**WORK REQUIRED**
Check each line of the entries below for the string "that"; copy every line where it appears.

**PROVIDED RECORDS**
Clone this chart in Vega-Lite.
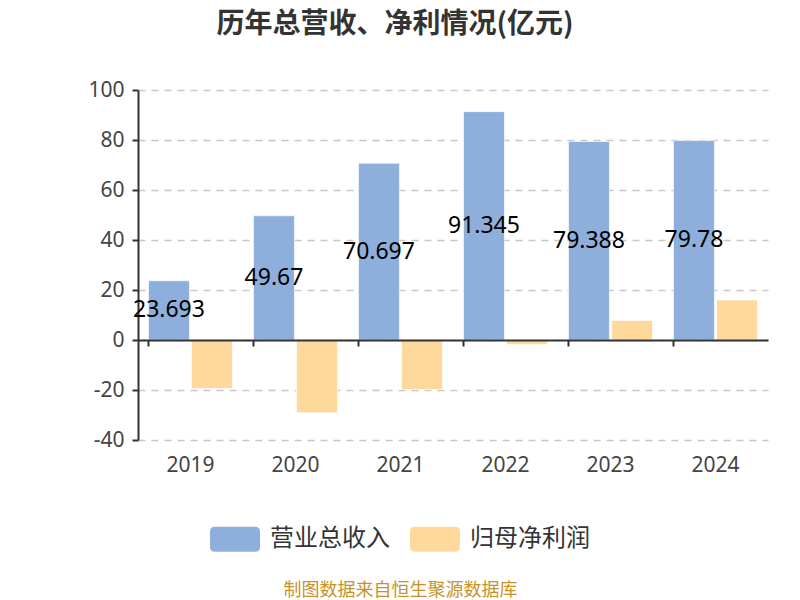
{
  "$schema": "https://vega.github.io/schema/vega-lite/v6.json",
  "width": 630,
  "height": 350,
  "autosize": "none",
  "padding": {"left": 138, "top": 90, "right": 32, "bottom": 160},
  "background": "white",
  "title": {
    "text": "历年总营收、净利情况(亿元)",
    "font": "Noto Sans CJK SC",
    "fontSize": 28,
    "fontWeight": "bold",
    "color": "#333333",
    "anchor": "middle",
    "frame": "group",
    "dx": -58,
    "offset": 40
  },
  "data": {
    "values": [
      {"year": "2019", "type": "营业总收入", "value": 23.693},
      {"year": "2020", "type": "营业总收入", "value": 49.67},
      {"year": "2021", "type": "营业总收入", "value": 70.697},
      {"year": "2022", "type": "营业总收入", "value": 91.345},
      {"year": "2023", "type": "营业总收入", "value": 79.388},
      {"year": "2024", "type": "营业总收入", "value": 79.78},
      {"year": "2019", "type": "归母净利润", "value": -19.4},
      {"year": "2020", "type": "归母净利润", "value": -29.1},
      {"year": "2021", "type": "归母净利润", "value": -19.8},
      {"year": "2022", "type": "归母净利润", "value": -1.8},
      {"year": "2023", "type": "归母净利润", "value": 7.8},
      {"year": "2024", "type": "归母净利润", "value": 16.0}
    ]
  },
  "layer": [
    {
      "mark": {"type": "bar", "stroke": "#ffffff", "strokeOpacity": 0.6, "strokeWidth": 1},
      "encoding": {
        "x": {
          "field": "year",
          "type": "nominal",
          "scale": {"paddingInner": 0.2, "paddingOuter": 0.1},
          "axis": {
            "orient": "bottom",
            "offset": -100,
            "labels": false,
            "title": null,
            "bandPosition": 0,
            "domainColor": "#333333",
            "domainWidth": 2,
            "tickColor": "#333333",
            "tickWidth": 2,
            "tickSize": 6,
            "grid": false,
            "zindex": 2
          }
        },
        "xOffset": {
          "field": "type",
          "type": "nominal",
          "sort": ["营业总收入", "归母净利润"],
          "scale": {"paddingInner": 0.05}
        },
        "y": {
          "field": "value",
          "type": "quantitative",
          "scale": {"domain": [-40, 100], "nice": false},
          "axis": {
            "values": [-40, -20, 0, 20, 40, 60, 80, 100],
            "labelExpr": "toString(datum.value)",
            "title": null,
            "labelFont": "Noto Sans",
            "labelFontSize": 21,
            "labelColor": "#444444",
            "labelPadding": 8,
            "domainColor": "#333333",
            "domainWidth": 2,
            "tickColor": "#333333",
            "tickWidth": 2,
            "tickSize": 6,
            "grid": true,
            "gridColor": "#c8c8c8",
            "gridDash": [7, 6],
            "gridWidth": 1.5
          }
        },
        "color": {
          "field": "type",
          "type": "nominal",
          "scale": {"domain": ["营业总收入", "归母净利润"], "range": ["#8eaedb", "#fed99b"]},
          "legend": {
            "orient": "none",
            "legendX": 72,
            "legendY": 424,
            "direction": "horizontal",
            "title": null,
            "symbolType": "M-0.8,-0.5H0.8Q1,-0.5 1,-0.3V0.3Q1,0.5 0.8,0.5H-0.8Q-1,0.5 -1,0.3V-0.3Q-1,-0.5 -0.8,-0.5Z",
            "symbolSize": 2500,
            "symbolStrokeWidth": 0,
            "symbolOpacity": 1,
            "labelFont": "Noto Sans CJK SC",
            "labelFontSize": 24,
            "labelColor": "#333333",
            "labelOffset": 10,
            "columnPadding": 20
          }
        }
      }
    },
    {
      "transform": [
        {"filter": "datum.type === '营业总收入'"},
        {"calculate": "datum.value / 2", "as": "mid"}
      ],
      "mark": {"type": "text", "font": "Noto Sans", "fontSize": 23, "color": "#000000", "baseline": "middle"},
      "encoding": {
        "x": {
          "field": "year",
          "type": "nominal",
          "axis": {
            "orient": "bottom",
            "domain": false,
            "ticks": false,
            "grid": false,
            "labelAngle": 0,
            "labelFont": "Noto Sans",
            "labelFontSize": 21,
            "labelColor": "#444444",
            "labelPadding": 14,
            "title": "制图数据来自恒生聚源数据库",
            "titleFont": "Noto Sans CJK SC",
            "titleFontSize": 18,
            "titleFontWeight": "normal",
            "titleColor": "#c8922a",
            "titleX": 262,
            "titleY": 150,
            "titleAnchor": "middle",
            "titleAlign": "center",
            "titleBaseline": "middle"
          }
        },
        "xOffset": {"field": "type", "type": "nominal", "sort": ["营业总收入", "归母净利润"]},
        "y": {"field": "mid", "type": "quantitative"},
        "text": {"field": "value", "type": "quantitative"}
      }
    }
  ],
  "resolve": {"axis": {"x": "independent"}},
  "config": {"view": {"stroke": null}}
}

---

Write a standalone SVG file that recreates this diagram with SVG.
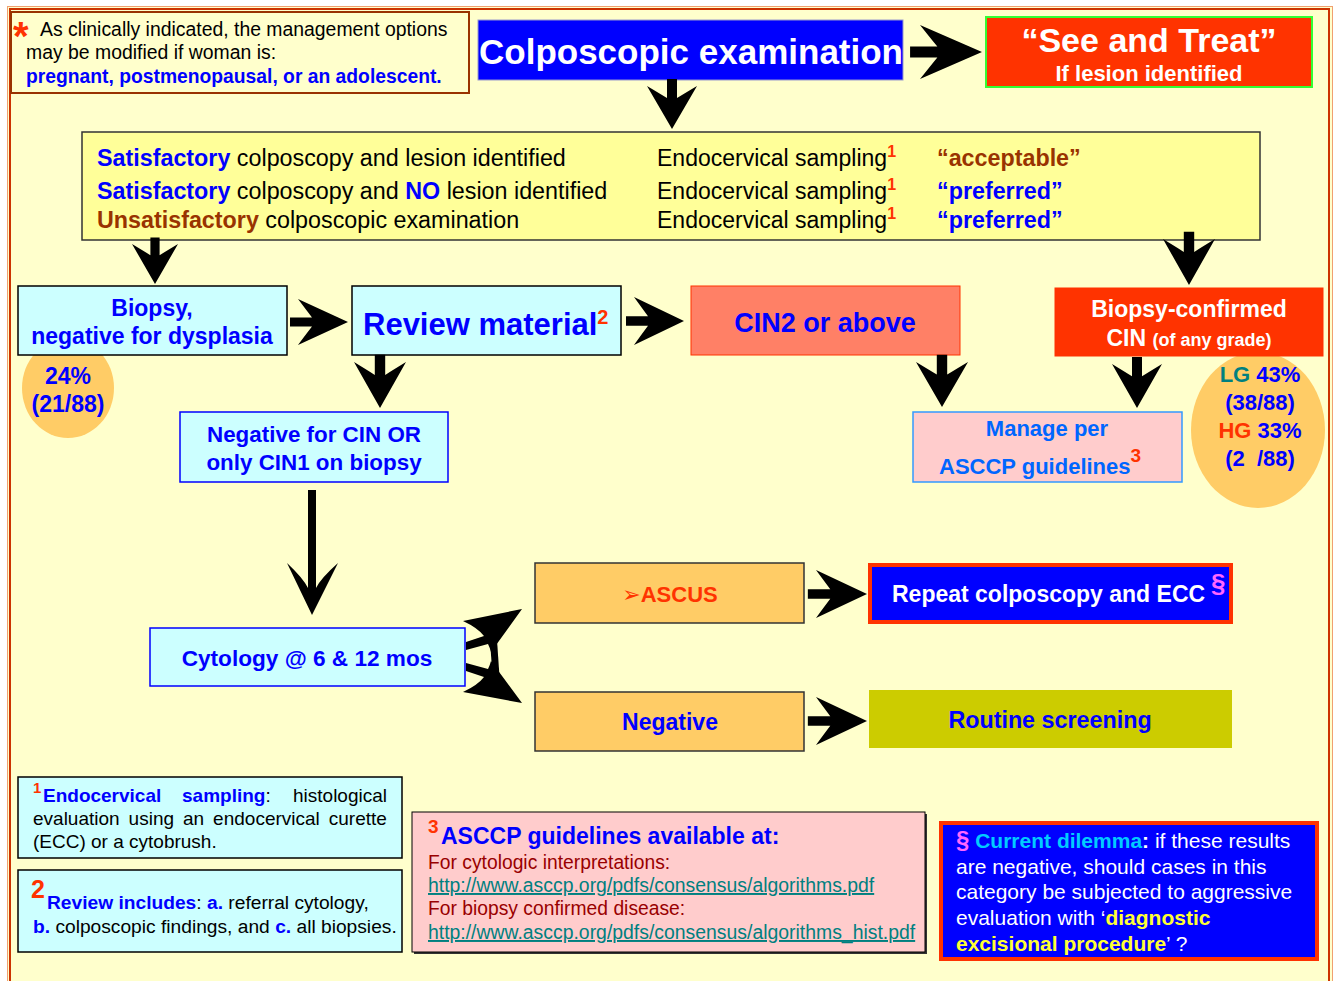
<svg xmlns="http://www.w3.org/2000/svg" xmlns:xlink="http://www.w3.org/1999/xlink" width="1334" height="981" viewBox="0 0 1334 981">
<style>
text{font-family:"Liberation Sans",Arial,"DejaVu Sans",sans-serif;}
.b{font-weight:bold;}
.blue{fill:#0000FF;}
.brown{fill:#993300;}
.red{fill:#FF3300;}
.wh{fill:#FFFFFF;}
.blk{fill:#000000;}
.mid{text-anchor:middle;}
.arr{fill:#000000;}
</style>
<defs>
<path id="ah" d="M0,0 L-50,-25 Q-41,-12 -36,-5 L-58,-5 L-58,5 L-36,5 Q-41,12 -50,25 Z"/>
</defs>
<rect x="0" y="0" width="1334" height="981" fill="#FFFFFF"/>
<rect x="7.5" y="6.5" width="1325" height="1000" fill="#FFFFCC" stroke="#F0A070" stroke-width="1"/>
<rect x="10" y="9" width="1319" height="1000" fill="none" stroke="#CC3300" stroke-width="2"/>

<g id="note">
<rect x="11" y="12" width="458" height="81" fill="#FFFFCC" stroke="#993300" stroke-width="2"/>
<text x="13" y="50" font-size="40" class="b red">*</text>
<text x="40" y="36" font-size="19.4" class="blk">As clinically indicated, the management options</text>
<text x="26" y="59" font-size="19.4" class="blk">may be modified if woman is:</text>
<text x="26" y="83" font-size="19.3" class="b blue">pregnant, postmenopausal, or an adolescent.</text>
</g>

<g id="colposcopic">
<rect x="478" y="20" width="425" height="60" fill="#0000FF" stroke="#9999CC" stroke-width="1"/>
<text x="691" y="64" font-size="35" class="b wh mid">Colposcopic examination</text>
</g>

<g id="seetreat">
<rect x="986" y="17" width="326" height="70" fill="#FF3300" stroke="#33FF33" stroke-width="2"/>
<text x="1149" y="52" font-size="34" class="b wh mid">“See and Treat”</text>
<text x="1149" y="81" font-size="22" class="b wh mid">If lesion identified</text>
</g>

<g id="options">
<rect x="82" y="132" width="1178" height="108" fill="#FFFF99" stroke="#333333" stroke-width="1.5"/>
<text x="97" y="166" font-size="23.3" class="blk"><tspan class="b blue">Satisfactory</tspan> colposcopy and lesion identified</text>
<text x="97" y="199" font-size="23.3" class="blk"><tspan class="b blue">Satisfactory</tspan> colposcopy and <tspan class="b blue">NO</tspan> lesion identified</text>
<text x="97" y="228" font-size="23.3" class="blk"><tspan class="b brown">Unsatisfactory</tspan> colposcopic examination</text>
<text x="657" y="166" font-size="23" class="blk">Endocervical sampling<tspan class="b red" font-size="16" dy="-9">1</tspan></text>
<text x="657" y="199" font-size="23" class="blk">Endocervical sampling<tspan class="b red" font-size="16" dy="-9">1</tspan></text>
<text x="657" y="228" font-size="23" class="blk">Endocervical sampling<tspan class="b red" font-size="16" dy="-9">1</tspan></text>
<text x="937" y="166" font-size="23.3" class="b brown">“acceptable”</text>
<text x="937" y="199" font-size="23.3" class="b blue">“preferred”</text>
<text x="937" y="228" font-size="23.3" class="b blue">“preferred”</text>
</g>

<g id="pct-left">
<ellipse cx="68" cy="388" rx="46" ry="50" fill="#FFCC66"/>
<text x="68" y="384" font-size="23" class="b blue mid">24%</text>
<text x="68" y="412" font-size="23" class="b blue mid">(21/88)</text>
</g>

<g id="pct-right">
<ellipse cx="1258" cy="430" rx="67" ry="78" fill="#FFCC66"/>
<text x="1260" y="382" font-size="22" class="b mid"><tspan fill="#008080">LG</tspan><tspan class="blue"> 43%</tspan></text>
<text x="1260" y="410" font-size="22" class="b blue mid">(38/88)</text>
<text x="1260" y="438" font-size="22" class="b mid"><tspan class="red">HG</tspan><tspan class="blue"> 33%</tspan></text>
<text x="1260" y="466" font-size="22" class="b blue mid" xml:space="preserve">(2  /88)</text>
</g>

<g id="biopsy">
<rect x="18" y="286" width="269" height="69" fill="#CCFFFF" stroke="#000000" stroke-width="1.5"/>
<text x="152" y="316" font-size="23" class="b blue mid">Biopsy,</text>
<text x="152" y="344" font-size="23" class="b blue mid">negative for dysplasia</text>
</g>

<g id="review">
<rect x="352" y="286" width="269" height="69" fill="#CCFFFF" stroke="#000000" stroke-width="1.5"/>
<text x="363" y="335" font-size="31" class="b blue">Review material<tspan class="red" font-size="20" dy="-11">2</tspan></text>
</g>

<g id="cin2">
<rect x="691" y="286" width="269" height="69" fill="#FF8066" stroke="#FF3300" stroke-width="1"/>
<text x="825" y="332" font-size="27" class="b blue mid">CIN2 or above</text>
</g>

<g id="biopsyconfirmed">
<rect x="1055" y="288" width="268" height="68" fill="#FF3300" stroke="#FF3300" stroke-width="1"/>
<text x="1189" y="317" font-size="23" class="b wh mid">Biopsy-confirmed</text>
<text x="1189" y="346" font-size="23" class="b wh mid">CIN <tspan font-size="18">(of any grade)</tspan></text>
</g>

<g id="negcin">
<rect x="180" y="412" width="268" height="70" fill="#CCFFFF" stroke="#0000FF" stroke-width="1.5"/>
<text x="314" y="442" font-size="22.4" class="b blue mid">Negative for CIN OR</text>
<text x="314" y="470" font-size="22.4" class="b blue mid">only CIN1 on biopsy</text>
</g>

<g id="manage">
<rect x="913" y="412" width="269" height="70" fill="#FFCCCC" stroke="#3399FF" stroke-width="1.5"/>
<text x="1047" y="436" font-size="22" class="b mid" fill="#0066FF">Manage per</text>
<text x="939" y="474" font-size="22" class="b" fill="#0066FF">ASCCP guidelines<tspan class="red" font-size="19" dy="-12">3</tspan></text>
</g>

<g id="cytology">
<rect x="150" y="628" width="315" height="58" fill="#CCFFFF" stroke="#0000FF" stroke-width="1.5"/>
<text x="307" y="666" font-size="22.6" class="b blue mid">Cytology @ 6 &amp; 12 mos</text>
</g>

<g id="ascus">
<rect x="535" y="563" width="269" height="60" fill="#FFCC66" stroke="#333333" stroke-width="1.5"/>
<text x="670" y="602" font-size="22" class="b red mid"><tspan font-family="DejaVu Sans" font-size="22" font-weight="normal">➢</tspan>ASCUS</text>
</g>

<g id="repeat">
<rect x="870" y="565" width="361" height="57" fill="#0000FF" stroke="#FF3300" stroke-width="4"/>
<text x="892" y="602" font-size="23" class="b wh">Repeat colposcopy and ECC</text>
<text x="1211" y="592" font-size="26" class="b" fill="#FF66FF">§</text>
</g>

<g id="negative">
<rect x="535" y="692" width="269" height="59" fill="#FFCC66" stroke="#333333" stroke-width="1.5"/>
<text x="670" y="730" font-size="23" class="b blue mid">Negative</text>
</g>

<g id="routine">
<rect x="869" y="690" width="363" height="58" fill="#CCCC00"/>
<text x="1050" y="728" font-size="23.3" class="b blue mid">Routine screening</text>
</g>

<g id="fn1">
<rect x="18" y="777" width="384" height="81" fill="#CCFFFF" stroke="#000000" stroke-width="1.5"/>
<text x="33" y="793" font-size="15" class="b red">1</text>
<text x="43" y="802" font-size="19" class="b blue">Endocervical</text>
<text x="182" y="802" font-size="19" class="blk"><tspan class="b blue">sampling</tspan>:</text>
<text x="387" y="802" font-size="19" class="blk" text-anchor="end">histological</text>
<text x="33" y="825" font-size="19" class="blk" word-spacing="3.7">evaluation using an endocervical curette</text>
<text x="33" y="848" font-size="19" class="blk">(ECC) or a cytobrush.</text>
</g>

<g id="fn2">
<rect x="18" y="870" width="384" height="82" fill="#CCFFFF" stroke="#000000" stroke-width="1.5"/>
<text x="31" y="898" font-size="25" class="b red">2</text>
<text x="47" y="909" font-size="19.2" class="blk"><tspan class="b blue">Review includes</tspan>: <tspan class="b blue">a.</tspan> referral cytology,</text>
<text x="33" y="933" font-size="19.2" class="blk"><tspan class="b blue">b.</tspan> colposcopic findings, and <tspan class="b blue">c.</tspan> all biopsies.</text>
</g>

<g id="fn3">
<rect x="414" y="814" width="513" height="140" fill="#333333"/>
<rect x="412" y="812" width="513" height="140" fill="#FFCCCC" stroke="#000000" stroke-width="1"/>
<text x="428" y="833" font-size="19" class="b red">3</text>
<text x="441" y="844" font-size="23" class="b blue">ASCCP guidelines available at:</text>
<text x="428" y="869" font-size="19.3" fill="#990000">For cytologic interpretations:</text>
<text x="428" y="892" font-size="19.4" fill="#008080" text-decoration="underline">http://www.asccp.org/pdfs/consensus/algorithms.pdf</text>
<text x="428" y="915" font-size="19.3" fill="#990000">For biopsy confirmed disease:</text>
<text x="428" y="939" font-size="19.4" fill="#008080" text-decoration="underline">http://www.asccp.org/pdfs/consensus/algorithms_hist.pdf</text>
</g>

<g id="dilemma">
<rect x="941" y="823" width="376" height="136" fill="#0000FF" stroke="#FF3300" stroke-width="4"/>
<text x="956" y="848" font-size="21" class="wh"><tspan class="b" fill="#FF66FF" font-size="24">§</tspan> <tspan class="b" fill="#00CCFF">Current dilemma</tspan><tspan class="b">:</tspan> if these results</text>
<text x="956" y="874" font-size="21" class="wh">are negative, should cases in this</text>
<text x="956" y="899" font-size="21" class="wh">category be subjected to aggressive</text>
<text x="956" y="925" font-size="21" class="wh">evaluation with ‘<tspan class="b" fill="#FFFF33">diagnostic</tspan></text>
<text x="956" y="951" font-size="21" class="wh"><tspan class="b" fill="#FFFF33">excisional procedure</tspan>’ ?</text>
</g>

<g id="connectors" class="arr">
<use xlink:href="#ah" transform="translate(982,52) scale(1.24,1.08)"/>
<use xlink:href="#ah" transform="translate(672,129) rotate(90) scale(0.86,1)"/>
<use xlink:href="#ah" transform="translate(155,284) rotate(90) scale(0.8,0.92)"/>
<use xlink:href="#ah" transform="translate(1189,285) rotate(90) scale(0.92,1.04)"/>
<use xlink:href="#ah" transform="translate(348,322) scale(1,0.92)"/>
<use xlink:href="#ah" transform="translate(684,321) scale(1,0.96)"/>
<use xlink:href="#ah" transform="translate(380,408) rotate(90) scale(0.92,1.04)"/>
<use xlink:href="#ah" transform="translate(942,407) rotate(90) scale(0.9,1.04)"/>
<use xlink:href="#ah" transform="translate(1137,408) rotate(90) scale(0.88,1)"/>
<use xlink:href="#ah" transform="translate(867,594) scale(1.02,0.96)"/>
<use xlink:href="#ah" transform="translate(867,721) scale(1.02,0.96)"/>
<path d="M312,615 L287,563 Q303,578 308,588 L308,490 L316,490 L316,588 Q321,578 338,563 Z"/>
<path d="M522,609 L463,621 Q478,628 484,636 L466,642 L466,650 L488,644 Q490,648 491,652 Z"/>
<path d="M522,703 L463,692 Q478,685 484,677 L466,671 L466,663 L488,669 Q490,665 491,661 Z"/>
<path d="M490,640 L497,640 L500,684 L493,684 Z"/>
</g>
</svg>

--

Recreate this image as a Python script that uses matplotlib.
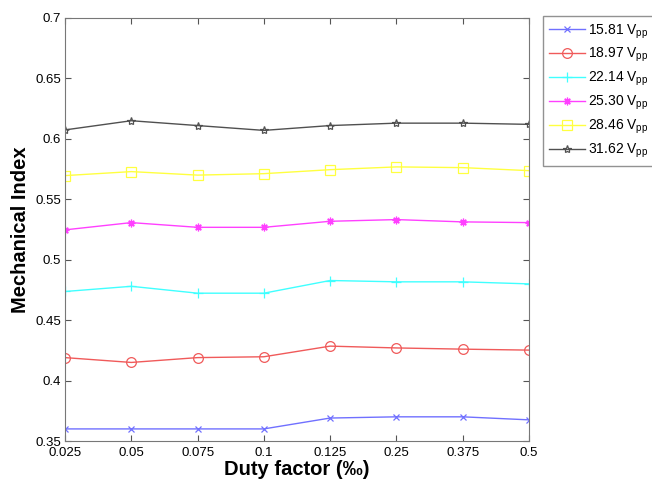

**ANSWER IN FULL**
Write a standalone SVG file that recreates this diagram with SVG.
Recreate this image as a Python script that uses matplotlib.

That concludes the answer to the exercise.